Again, we see a moral failing on display. It was the corrupt political elite who set Emperor Majorian up to be deposed and later murdered because his reforms were forcing them to make sacrifices for the good of the Empire which they were not prepared to tolerate. Like others before him, Emperor Majorian was effectively punished for being too successful. Still, he is a shining example of how much just one driven man can accomplish. The noted author on Roman history Edward Gibbon described Emperor Majorian as a figure, “to vindicate the honour of the human species” which is quite a compliment coming from someone who had very little positive to say about Imperial Rome in its final days. The point is that, it is never too late to try. At some point, we cannot deny, it may be too late to succeed, but that can only be known with absolute certainty after the fact and even when things are falling apart all around us and even if there really is no realistic reason to carry on, we should be inspired by Emperors like Constantine, Theodosius and Majorian who really did seem to turn back the clock. Of course, we could go even further and point to the Eastern Roman Emperor Justinian who went quite far toward restoring the whole Roman Empire even after the west had fallen completely.

I have about as gloomy an outlook as one could have and yet, perhaps it is because of my background, the land I was born in, the honored place of a crumbling, old Spanish mission, that just because the odds against you are absolutely insurmountable, it would be absurd to think that was any reason to give up the fight.

Semper Fidelis


  1. Great Post MM , also Happy August . It is named after Emperor Augustus Caesar .
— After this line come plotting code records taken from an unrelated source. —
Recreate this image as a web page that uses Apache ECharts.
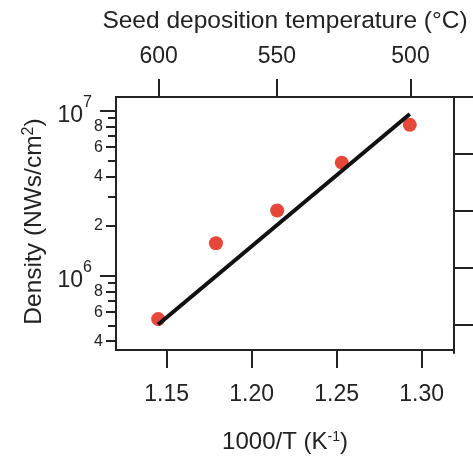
<!DOCTYPE html>
<html>
<head>
<meta charset="utf-8">
<script src="https://cdn.jsdelivr.net/npm/echarts@6/dist/echarts.min.js"></script>
<style>
html,body{margin:0;padding:0;background:#fff;}
#chart{width:473px;height:459px;}
</style>
</head>
<body>
<div id="chart"></div>
<script>
// ---- data ----
var invT = [1.145, 1.179, 1.215, 1.253, 1.293];           // 1000/T (K^-1)
var density = [5.45e5, 1.57e6, 2.48e6, 4.84e6, 8.2e6];      // NWs/cm^2
var fitX = [1.145, 1.293];
var fitY = [5.05e5, 9.55e6];
var bottomTicks = [1.15, 1.20, 1.25, 1.30];
var topTempC = [600, 550, 500];
var yMajor = [1e6, 1e7];
var yMinorLabeled = [4e5, 6e5, 8e5, 2e6, 4e6, 6e6, 8e6];
var yMinorPlain = [5e5, 7e5, 9e5, 3e6, 5e6, 7e6, 9e6];
var sideTicks = [1, 3, 5, 7];

var xMin = 1.1202, xMax = 1.319;
var yMin = 3.54e5, yMax = 1.21e7;
var ink = '#222';
var font = 'Liberation Sans, Arial, Helvetica, sans-serif';

var topTickVals = topTempC.map(function (t) { return 1000 / (t + 273.15); });

var chart = echarts.init(document.getElementById('chart'), null, {renderer: 'canvas'});

function logAxis(extra) {
  var base = {
    type: 'log', gridIndex: 0, position: 'left', min: yMin, max: yMax,
    axisLine: {show: true, lineStyle: {color: ink, width: 2}},
    splitLine: {show: false}, minorTick: {show: false}, minorSplitLine: {show: false}
  };
  for (var k in extra) base[k] = extra[k];
  return base;
}

var option = {
  backgroundColor: '#fff',
  animation: false,
  textStyle: {fontFamily: font, color: ink},
  grid: [
    {left: 116, right: 19, top: 97, bottom: 106, containLabel: false},
    {left: 454, right: 0, top: 97, bottom: 106, containLabel: false}
  ],
  xAxis: [
    {
      type: 'value', gridIndex: 0, position: 'bottom', min: xMin, max: xMax,
      axisLine: {show: true, onZero: false, lineStyle: {color: ink, width: 2}},
      axisTick: {show: true, inside: false, length: 18, lineStyle: {color: ink, width: 2}, customValues: bottomTicks},
      axisLabel: {show: true, customValues: bottomTicks, margin: 33, fontSize: 23, color: ink, fontFamily: font,
        formatter: function (v) { return v.toFixed(2); }},
      splitLine: {show: false},
      name: '1000/T (K{sup|-1})', nameLocation: 'middle', nameGap: 80,
      nameTextStyle: {fontSize: 24, color: ink, fontFamily: font,
        rich: {sup: {fontSize: 14, verticalAlign: 'top', color: ink, fontFamily: font, padding: [0, 0, 10, 0]}}}
    },
    {
      type: 'value', gridIndex: 0, position: 'top', min: xMin, max: xMax,
      axisLine: {show: true, onZero: false, lineStyle: {color: ink, width: 2}},
      axisTick: {show: true, inside: false, length: 18, lineStyle: {color: ink, width: 2}, customValues: topTickVals},
      axisLabel: {show: true, customValues: topTickVals, margin: 29, fontSize: 23, color: ink, fontFamily: font,
        formatter: function (v) { return String(Math.round(1000 / v - 273.15)); }},
      splitLine: {show: false},
      name: 'Seed deposition temperature (°C)', nameLocation: 'middle', nameGap: 63,
      nameTextStyle: {fontSize: 24.5, color: ink, fontFamily: font}
    },
    {
      type: 'value', gridIndex: 1, position: 'top', min: 0, max: 1,
      axisLine: {show: true, onZero: false, lineStyle: {color: ink, width: 2}},
      axisTick: {show: false}, axisLabel: {show: false}, splitLine: {show: false}
    }
  ],
  yAxis: [
    logAxis({
      axisTick: {show: true, length: 16, lineStyle: {color: ink, width: 2}, customValues: yMajor},
      axisLabel: {show: true, customValues: yMajor, margin: 24, color: ink, fontFamily: font,
        formatter: function (v) { return '{b|10}{s|' + Math.round(Math.log10(v)) + '}'; },
        rich: {
          b: {fontSize: 23, color: ink, fontFamily: font, padding: [10, 0, 0, 0]},
          s: {fontSize: 16, color: ink, fontFamily: font, verticalAlign: 'top'}
        }},
      name: 'Density (NWs/cm{sup|2})', nameLocation: 'middle', nameGap: 67,
      nameTextStyle: {fontSize: 24.5, color: ink, fontFamily: font, padding: [0, 0, 0, 4],
        rich: {sup: {fontSize: 16, verticalAlign: 'top', color: ink, fontFamily: font, padding: [0, 0, 12, 0]}}}
    }),
    logAxis({
      axisTick: {show: true, length: 10, lineStyle: {color: ink, width: 2}, customValues: yMinorLabeled},
      axisLabel: {show: true, customValues: yMinorLabeled, margin: 13, fontSize: 16, color: ink, fontFamily: font,
        formatter: function (v) { return String(Math.round(v / Math.pow(10, Math.floor(Math.log10(v) + 1e-9)))); }}
    }),
    logAxis({
      axisTick: {show: true, length: 8, lineStyle: {color: ink, width: 2}, customValues: yMinorPlain},
      axisLabel: {show: false}
    }),
    {
      type: 'value', gridIndex: 1, position: 'left', min: 0, max: 9,
      axisLine: {show: true, onZero: false, lineStyle: {color: ink, width: 2}},
      axisTick: {show: true, inside: true, length: 20, lineStyle: {color: ink, width: 2}, customValues: sideTicks},
      axisLabel: {show: false}, splitLine: {show: false}
    }
  ],
  series: [
    {
      type: 'scatter', xAxisIndex: 0, yAxisIndex: 0, z: 2,
      symbol: 'circle', symbolSize: 14,
      itemStyle: {color: '#e5483a', opacity: 1},
      data: invT.map(function (x, i) { return [x, density[i]]; })
    },
    {
      type: 'line', xAxisIndex: 0, yAxisIndex: 0, z: 3,
      showSymbol: false, symbol: 'none',
      lineStyle: {color: '#111', width: 4},
      data: fitX.map(function (x, i) { return [x, fitY[i]]; })
    }
  ]
};
chart.setOption(option);
</script>
</body>
</html>
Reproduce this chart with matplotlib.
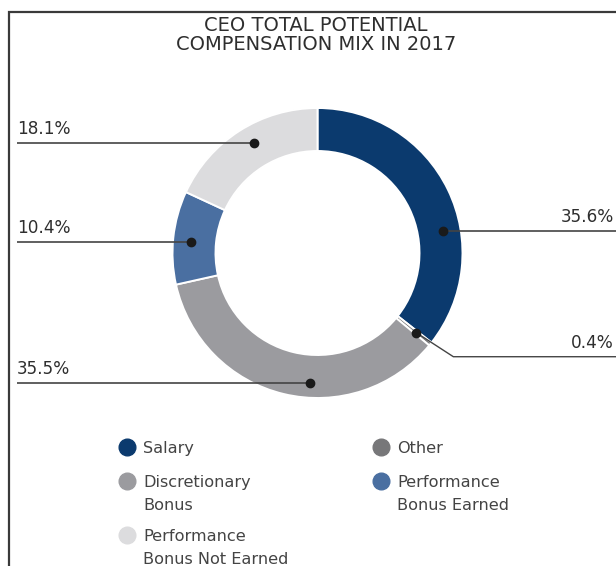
import numpy as np
import matplotlib
matplotlib.use("Agg")
import matplotlib.pyplot as plt

# data
categories = ["Salary", "Other", "Discretionary Bonus",
              "Performance Bonus Earned", "Performance Bonus Not Earned"]
shares = [35.6, 0.4, 35.5, 10.4, 18.1]
colors = ["#0b3a6e", "#777779", "#9b9b9f", "#4a6fa1", "#dcdcde"]
legend_labels = ["Salary", "Other", "Discretionary\nBonus",
                 "Performance\nBonus Earned", "Performance\nBonus Not Earned"]
title = "CEO TOTAL POTENTIAL\nCOMPENSATION MIX IN 2017"

W, H = 616, 566
CX, CY, R, RING = 317.5, 253, 145, 43
DOT_R = 127
TXT = "#2e2e2e"
LINE = "#444444"

plt.rcParams["font.family"] = ["DejaVu Sans"]

fig = plt.figure(figsize=(W / 100, H / 100), dpi=100)
ax = fig.add_axes([0, 0, 1, 1])

# y axis is inverted, so counterclock in data = clockwise on screen
ax.pie(shares, colors=colors, startangle=-90, counterclock=True,
       radius=R, center=(CX, CY),
       wedgeprops=dict(width=RING, edgecolor="white", linewidth=1.4))
ax.set_xlim(0, W)
ax.set_ylim(H, 0)
ax.set_aspect("equal")
ax.axis("off")

# frame of the original box (left and top edges)
ax.plot([9, 9, W], [H, 12, 12], color="#3a3a3a", lw=1.6, solid_joinstyle="miter")

ax.text(316, 16, title, ha="center", va="top", fontsize=14, color=TXT,
        linespacing=1.02)

# leader lines: screen y of each horizontal leader (Other gets an elbow)
leader_y = {"Salary": 231, "Discretionary Bonus": 383,
            "Performance Bonus Earned": 242, "Performance Bonus Not Earned": 143}

cum = np.cumsum([0] + shares)
for i, (cat, v) in enumerate(zip(categories, shares)):
    mid = (cum[i] + cum[i + 1]) / 2 / 100 * 2 * np.pi  # clockwise from top
    right = np.sin(mid) > 0
    label = f"{v:.1f}%"
    if cat in leader_y:
        y = leader_y[cat]
        r = max(DOT_R, np.hypot(y - CY, 8))
        dx = np.sqrt(r ** 2 - (y - CY) ** 2)
        x = CX + dx if right else CX - dx
        xs = [x, W] if right else [17, x]
        ax.plot(xs, [y, y], color=LINE, lw=1.2, solid_capstyle="butt")
        ax.plot(x, y, "o", color="#1a1a1a", ms=6)
        ty = y - 9
    else:
        x = CX + DOT_R * np.sin(mid)
        y = CY - DOT_R * np.cos(mid)
        ex, ey = x + 37, y + 24
        ax.plot([x, ex, W], [y, ey, ey], color=LINE, lw=1.0)
        ax.plot(x, y, "o", color="#1a1a1a", ms=6)
        ty = ey - 9
    if right:
        ax.text(614, ty, label, ha="right", va="baseline", fontsize=12.2, color=TXT)
    else:
        ax.text(17, ty, label, ha="left", va="baseline", fontsize=12.2, color=TXT)

# legend, two columns
legend_pos = [(127, 447), (381, 447), (127, 481), (381, 481), (127, 535)]
for (lx, ly), lab, col in zip(legend_pos, legend_labels, colors):
    ax.plot(lx, ly, "o", color=col, ms=12)
    for k, line in enumerate(lab.split("\n")):
        ax.text(lx + 16, ly + 6 + k * 23, line, ha="left", va="baseline",
                fontsize=11.6, color="#444444")

fig.savefig("out.png", dpi=100)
  2. Thank you for this informative post about an often overlooked Emperor (Majorian). Still, don't you think the failure to re-conquer North Africa from the Vandals helped accelerate the end of the Western Empire? This was where much of Italy's grain came from and when the Vandals conquered North Africa (which they held until the early years of the reign of Justinian) this basically cut off much of Rome's food supply.